Processing dispersed fractions of silicon oxides $\mathrm{SiO}_x$ into polycrystalline silicon in a single argon-hydrogen flow of atmospheric plasma is promising. Some experimental experience has been accumulated on the use of quartz $\rm SiO_2$ for these purposes. Meanwhile, there are almost no data on processing particles of other oxides (e.g., silicon monoxide $\rm SiO$) in this way. In this study, a set of relevant studies is carried out on an experimental setup with an electric arc plasma torch with a power consumption of up to $3$ kW. The characteristic dispersity of the fractions was $\le100~\mu$m.

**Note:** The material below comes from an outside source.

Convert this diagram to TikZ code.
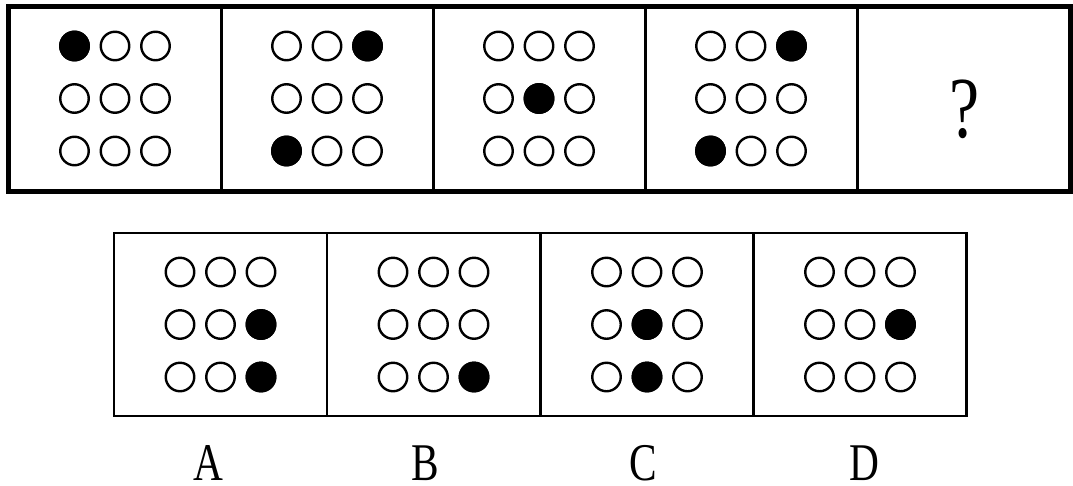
\documentclass[tikz,border=0pt]{standalone}
\usepackage{fontspec}
\setmainfont{Liberation Serif}

\begin{document}
\begin{tikzpicture}[x=1pt,y=-1pt,
    cell/.style={rectangle,draw,line width=3pt,minimum width=212pt,minimum height=183pt,inner sep=0pt},
    dot/.style={circle,draw,line width=2.4pt,minimum size=28.5pt,inner sep=0pt},
    full/.style={dot,fill=black},
    letter/.style={inner sep=0pt,anchor=base,xscale=0.78,font=\fontsize{53}{53}\selectfont}]
        \useasboundingbox (0,0) rectangle (1073,485);

        % question row
        \node[cell] at (115, 98.5) (t1) {};
        \node[cell] at (327, 98.5) (t2) {};
        \node[cell] at (539, 98.5) (t3) {};
        \node[cell] at (751, 98.5) (t4) {};
        \node[cell] at (963, 98.5) (t5) {};
        \draw[line width=4pt] (t1.north west) rectangle (t5.south east);

        % answer row
        \node[cell,line width=2.5pt,minimum width=213pt] at (220.5, 324.5) (a) {};
        \node[cell,line width=2.5pt,minimum width=213pt] at (433.5, 324.5) (b) {};
        \node[cell,line width=2.5pt,minimum width=213pt] at (647, 324.5) (c) {};
        \node[cell,line width=2.5pt,minimum width=213pt] at (860, 324.5) (d) {};

        \foreach \n/\cx/\cy in {t1/115/98.5, t2/327/98.5, t3/539/98.5, t4/751/98.5,
                a/220.5/324.5, b/433.5/324.5, c/647/324.5, d/860/324.5}
            \foreach \r in {1,2,3}
                \foreach \k in {1,2,3}
                    \node[dot] at ({\cx+40.5*(\k-2)}, {\cy+52.5*(\r-2)}) (\n-\r-\k) {};

        \node[full] at (t1-1-1) (f1) {};
        \node[full] at (t2-1-3) (f2) {};
        \node[full] at (t2-3-1) (f3) {};
        \node[full] at (t3-2-2) (f4) {};
        \node[full] at (t4-1-3) (f5) {};
        \node[full] at (t4-3-1) (f6) {};
        \node[full] at (a-2-3) (fa1) {};
        \node[full] at (a-3-3) (fa2) {};
        \node[full] at (b-3-3) (fb) {};
        \node[full] at (c-2-2) (fc1) {};
        \node[full] at (c-3-2) (fc2) {};
        \node[full] at (d-2-3) (fd) {};

        \node[letter,font=\fontsize{87}{87}\selectfont] at (965, 137) (q) {?};

        \node[letter] at (208, 480) (la) {A};
        \node[letter] at (425, 480) (lb) {B};
        \node[letter] at (643, 480) (lc) {C};
        \node[letter] at (864, 480) (ld) {D};
    \end{tikzpicture}
\end{document}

As a result, using X-ray diffractometry, energy dispersive analysis, and microscopy, it is shown that the main contribution to the production of $\rm Si$ is made by het-erophase processes of disproportionation of gaseous $\rm SiO$. Silicon is found mainly in the form of finely dispersed inclusions on the surface of unevaporated particles. The Si content $($with a purity of $99.8$ to $99.9\%)$ in the products was not less than $24\%$. At the same time, a significant amount of it was registered in an amorphous form. Such amorphization is explained by the high cooling rates $(10$–$100$ kK/s$)$ of unprocessed $\rm SiO$ particles at an exit from the high-temperature zone of the setup.